▶ [WHAT NEEDS TO BE DONE] Below is some material; set it all down exactly, apart from the pictures.

▶ [PROVIDED MATERIAL]
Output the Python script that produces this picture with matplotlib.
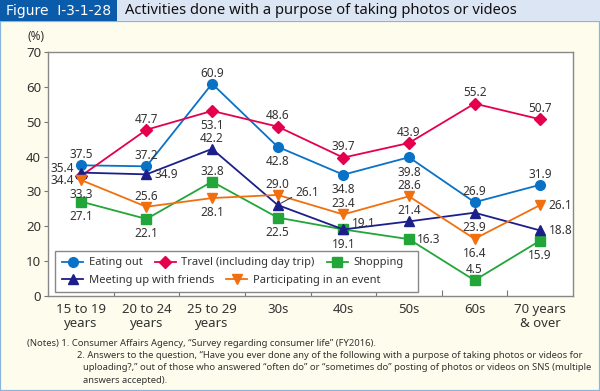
import matplotlib
matplotlib.use('Agg')
import matplotlib.pyplot as plt
from matplotlib.patches import Rectangle

plt.rcParams['font.family'] = ['Noto Sans', 'DejaVu Sans']

# data
categories = ['15 to 19\nyears', '20 to 24\nyears', '25 to 29\nyears', '30s', '40s', '50s', '60s', '70 years\n& over']
eating_out = [37.5, 37.2, 60.9, 42.8, 34.8, 39.8, 26.9, 31.9]
travel = [34.4, 47.7, 53.1, 48.6, 39.7, 43.9, 55.2, 50.7]
shopping = [27.1, 22.1, 32.8, 22.5, 19.1, 16.3, 4.5, 15.9]
meeting = [35.4, 34.9, 42.2, 26.1, 19.1, 21.4, 23.9, 18.8]
event = [33.3, 25.6, 28.1, 29.0, 23.4, 28.6, 16.4, 26.1]

names = ['Eating out', 'Travel (including day trip)', 'Shopping',
         'Meeting up with friends', 'Participating in an event']
series = [eating_out, travel, shopping, meeting, event]
colors = ['#0a72c6', '#e5004f', '#22a639', '#1c1f8a', '#f07010']
markers = ['o', 'D', 's', '^', 'v']
msizes = [7, 6.5, 6.5, 7, 7]

# where each value label sits: a=above, b=below, l/L=left (low/high), r/R=right (low/high), x=leader line
label_pos = [
    ['a', 'a', 'a', 'b', 'b', 'b', 'a', 'a'],
    ['l', 'a', 'b', 'a', 'a', 'a', 'a', 'a'],
    ['b', 'b', 'a', 'b', 'b', 'r', 'a', 'b'],
    ['L', 'r', 'a', 'x', 'R', 'a', 'b', 'r'],
    ['b', 'a', 'b', 'a', 'a', 'a', 'b', 'r'],
]
offsets = {
    'a': ((0, 3), 'center', 'bottom'),
    'b': ((0, -6), 'center', 'top'),
    'l': ((-5, -3), 'right', 'center'),
    'L': ((-5, 3), 'right', 'center'),
    'r': ((6, 0), 'left', 'center'),
    'R': ((6, 4), 'left', 'center'),
}

BG = '#fefcec'
txt = '#333333'

fig = plt.figure(figsize=(6, 3.91), dpi=100, facecolor=BG)

# header bar and frame
fig.patches.append(Rectangle((0, 0), 1, 1 - 21 / 391, transform=fig.transFigure,
                             facecolor='none', edgecolor='#8ab6de', lw=1.6, zorder=0))
fig.patches.append(Rectangle((0, 1 - 21 / 391), 1, 21 / 391, transform=fig.transFigure,
                             facecolor='#dce5f3', edgecolor='none', zorder=1))
fig.patches.append(Rectangle((0, 1 - 21 / 391), 117 / 600, 21 / 391, transform=fig.transFigure,
                             facecolor='#0b5bab', edgecolor='none', zorder=2))
fig.text(6 / 600, 1 - 10.5 / 391, 'Figure  I-3-1-28', color='white', fontsize=10,
         family=['Liberation Sans Narrow', 'DejaVu Sans'], va='center', ha='left', zorder=3)
fig.text(125 / 600, 1 - 10.5 / 391, 'Activities done with a purpose of taking photos or videos',
         color='#111111', fontsize=10.6, fontweight='medium', va='center', ha='left', zorder=3)

ax = fig.add_axes([48 / 600, 1 - 296 / 391, 525 / 600, 244 / 391])
ax.set_facecolor('white')

x = list(range(len(categories)))
handles = []
for vals, name, c, m, ms in zip(series, names, colors, markers, msizes):
    h, = ax.plot(x, vals, color=c, marker=m, markersize=ms, lw=1.3, label=name, zorder=3,
                 clip_on=False)
    handles.append(h)

for vals, pos in zip(series, label_pos):
    for i, (v, p) in enumerate(zip(vals, pos)):
        s = f'{v:.1f}'
        if p == 'x':
            ax.annotate(s, (i, v), xytext=(13, 9), textcoords='offset points', ha='left',
                        va='center', fontsize=8.5, color=txt,
                        arrowprops=dict(arrowstyle='-', color=txt, lw=0.7, shrinkA=1, shrinkB=3,
                                        relpos=(0, 0.3)))
        else:
            (dx, dy), ha, va = offsets[p]
            ax.annotate(s, (i, v), xytext=(dx, dy), textcoords='offset points', ha=ha, va=va,
                        fontsize=8.5, color=txt, zorder=4)

ax.set_xlim(-0.5, len(categories) - 0.5)
ax.set_ylim(0, 70)
ax.set_yticks(range(0, 71, 10))
ax.set_xticks(x)
ax.set_xticklabels(categories, fontsize=9.5, color=txt, linespacing=1.15)
ax.set_xticks([i + 0.5 for i in x[:-1]], minor=True)
ax.tick_params(axis='x', which='major', length=0, pad=5)
ax.tick_params(axis='x', which='minor', direction='in', length=4, color='#777777', width=0.8)
ax.tick_params(axis='y', direction='out', length=3, color='#777777', width=0.8,
               labelsize=9.5, labelcolor=txt, pad=2)
for sp in ax.spines.values():
    sp.set_color('#888888')
    sp.set_linewidth(1)
ax.text(-0.023, 1.035, '(%)', transform=ax.transAxes, ha='center', va='bottom', fontsize=8.5, color=txt)

# legend: two rows inside one box
box = Rectangle((7 / 525, 4 / 244), 363 / 525, 41 / 244, transform=ax.transAxes,
                facecolor='white', edgecolor='#888888', lw=1, zorder=5)
ax.add_patch(box)
leg_kw = dict(frameon=False, fontsize=8, handlelength=1.9, handletextpad=0.5,
              columnspacing=1.1, borderpad=0, borderaxespad=0, labelcolor=txt)
leg1 = ax.legend(handles[:3], names[:3], ncol=3, loc='center left',
                 bbox_to_anchor=(14 / 525, 33 / 244), **leg_kw)
leg1.set_zorder(6)
ax.add_artist(leg1)
leg2 = ax.legend(handles[3:], names[3:], ncol=2, loc='center left',
                 bbox_to_anchor=(14 / 525, 16 / 244), **leg_kw)
leg2.set_zorder(6)

notes = [
    ('(Notes) 1. Consumer Affairs Agency, \u201cSurvey regarding consumer life\u201d (FY2016).', 27),
    ('2. Answers to the question, \u201cHave you ever done any of the following with a purpose of taking photos or videos for', 77),
    ('uploading?,\u201d out of those who answered \u201coften do\u201d or \u201csometimes do\u201d posting of photos or videos on SNS (multiple', 83),
    ('answers accepted).', 83),
]
for k, (line, left) in enumerate(notes):
    fig.text(left / 600, 1 - (343 + k * 12.5) / 391, line, fontsize=6.8, color=txt,
             ha='left', va='center')

fig.savefig('out.png', dpi=100, facecolor=BG)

▶ [RESULT OF THIS TASK]
Output the Python script that produces this picture with matplotlib.
import matplotlib
matplotlib.use('Agg')
import matplotlib.pyplot as plt
from matplotlib.patches import Rectangle

plt.rcParams['font.family'] = ['Noto Sans', 'DejaVu Sans']

# data
categories = ['15 to 19\nyears', '20 to 24\nyears', '25 to 29\nyears', '30s', '40s', '50s', '60s', '70 years\n& over']
eating_out = [37.5, 37.2, 60.9, 42.8, 34.8, 39.8, 26.9, 31.9]
travel = [34.4, 47.7, 53.1, 48.6, 39.7, 43.9, 55.2, 50.7]
shopping = [27.1, 22.1, 32.8, 22.5, 19.1, 16.3, 4.5, 15.9]
meeting = [35.4, 34.9, 42.2, 26.1, 19.1, 21.4, 23.9, 18.8]
event = [33.3, 25.6, 28.1, 29.0, 23.4, 28.6, 16.4, 26.1]

names = ['Eating out', 'Travel (including day trip)', 'Shopping',
         'Meeting up with friends', 'Participating in an event']
series = [eating_out, travel, shopping, meeting, event]
colors = ['#0a72c6', '#e5004f', '#22a639', '#1c1f8a', '#f07010']
markers = ['o', 'D', 's', '^', 'v']
msizes = [7, 6.5, 6.5, 7, 7]

# where each value label sits: a=above, b=below, l/L=left (low/high), r/R=right (low/high), x=leader line
label_pos = [
    ['a', 'a', 'a', 'b', 'b', 'b', 'a', 'a'],
    ['l', 'a', 'b', 'a', 'a', 'a', 'a', 'a'],
    ['b', 'b', 'a', 'b', 'b', 'r', 'a', 'b'],
    ['L', 'r', 'a', 'x', 'R', 'a', 'b', 'r'],
    ['b', 'a', 'b', 'a', 'a', 'a', 'b', 'r'],
]
offsets = {
    'a': ((0, 3), 'center', 'bottom'),
    'b': ((0, -6), 'center', 'top'),
    'l': ((-5, -3), 'right', 'center'),
    'L': ((-5, 3), 'right', 'center'),
    'r': ((6, 0), 'left', 'center'),
    'R': ((6, 4), 'left', 'center'),
}

BG = '#fefcec'
txt = '#333333'

fig = plt.figure(figsize=(6, 3.91), dpi=100, facecolor=BG)

# header bar and frame
fig.patches.append(Rectangle((0, 0), 1, 1 - 21 / 391, transform=fig.transFigure,
                             facecolor='none', edgecolor='#8ab6de', lw=1.6, zorder=0))
fig.patches.append(Rectangle((0, 1 - 21 / 391), 1, 21 / 391, transform=fig.transFigure,
                             facecolor='#dce5f3', edgecolor='none', zorder=1))
fig.patches.append(Rectangle((0, 1 - 21 / 391), 117 / 600, 21 / 391, transform=fig.transFigure,
                             facecolor='#0b5bab', edgecolor='none', zorder=2))
fig.text(6 / 600, 1 - 10.5 / 391, 'Figure  I-3-1-28', color='white', fontsize=10,
         family=['Liberation Sans Narrow', 'DejaVu Sans'], va='center', ha='left', zorder=3)
fig.text(125 / 600, 1 - 10.5 / 391, 'Activities done with a purpose of taking photos or videos',
         color='#111111', fontsize=10.6, fontweight='medium', va='center', ha='left', zorder=3)

ax = fig.add_axes([48 / 600, 1 - 296 / 391, 525 / 600, 244 / 391])
ax.set_facecolor('white')

x = list(range(len(categories)))
handles = []
for vals, name, c, m, ms in zip(series, names, colors, markers, msizes):
    h, = ax.plot(x, vals, color=c, marker=m, markersize=ms, lw=1.3, label=name, zorder=3,
                 clip_on=False)
    handles.append(h)

for vals, pos in zip(series, label_pos):
    for i, (v, p) in enumerate(zip(vals, pos)):
        s = f'{v:.1f}'
        if p == 'x':
            ax.annotate(s, (i, v), xytext=(13, 9), textcoords='offset points', ha='left',
                        va='center', fontsize=8.5, color=txt,
                        arrowprops=dict(arrowstyle='-', color=txt, lw=0.7, shrinkA=1, shrinkB=3,
                                        relpos=(0, 0.3)))
        else:
            (dx, dy), ha, va = offsets[p]
            ax.annotate(s, (i, v), xytext=(dx, dy), textcoords='offset points', ha=ha, va=va,
                        fontsize=8.5, color=txt, zorder=4)

ax.set_xlim(-0.5, len(categories) - 0.5)
ax.set_ylim(0, 70)
ax.set_yticks(range(0, 71, 10))
ax.set_xticks(x)
ax.set_xticklabels(categories, fontsize=9.5, color=txt, linespacing=1.15)
ax.set_xticks([i + 0.5 for i in x[:-1]], minor=True)
ax.tick_params(axis='x', which='major', length=0, pad=5)
ax.tick_params(axis='x', which='minor', direction='in', length=4, color='#777777', width=0.8)
ax.tick_params(axis='y', direction='out', length=3, color='#777777', width=0.8,
               labelsize=9.5, labelcolor=txt, pad=2)
for sp in ax.spines.values():
    sp.set_color('#888888')
    sp.set_linewidth(1)
ax.text(-0.023, 1.035, '(%)', transform=ax.transAxes, ha='center', va='bottom', fontsize=8.5, color=txt)

# legend: two rows inside one box
box = Rectangle((7 / 525, 4 / 244), 363 / 525, 41 / 244, transform=ax.transAxes,
                facecolor='white', edgecolor='#888888', lw=1, zorder=5)
ax.add_patch(box)
leg_kw = dict(frameon=False, fontsize=8, handlelength=1.9, handletextpad=0.5,
              columnspacing=1.1, borderpad=0, borderaxespad=0, labelcolor=txt)
leg1 = ax.legend(handles[:3], names[:3], ncol=3, loc='center left',
                 bbox_to_anchor=(14 / 525, 33 / 244), **leg_kw)
leg1.set_zorder(6)
ax.add_artist(leg1)
leg2 = ax.legend(handles[3:], names[3:], ncol=2, loc='center left',
                 bbox_to_anchor=(14 / 525, 16 / 244), **leg_kw)
leg2.set_zorder(6)

notes = [
    ('(Notes) 1. Consumer Affairs Agency, \u201cSurvey regarding consumer life\u201d (FY2016).', 27),
    ('2. Answers to the question, \u201cHave you ever done any of the following with a purpose of taking photos or videos for', 77),
    ('uploading?,\u201d out of those who answered \u201coften do\u201d or \u201csometimes do\u201d posting of photos or videos on SNS (multiple', 83),
    ('answers accepted).', 83),
]
for k, (line, left) in enumerate(notes):
    fig.text(left / 600, 1 - (343 + k * 12.5) / 391, line, fontsize=6.8, color=txt,
             ha='left', va='center')

fig.savefig('out.png', dpi=100, facecolor=BG)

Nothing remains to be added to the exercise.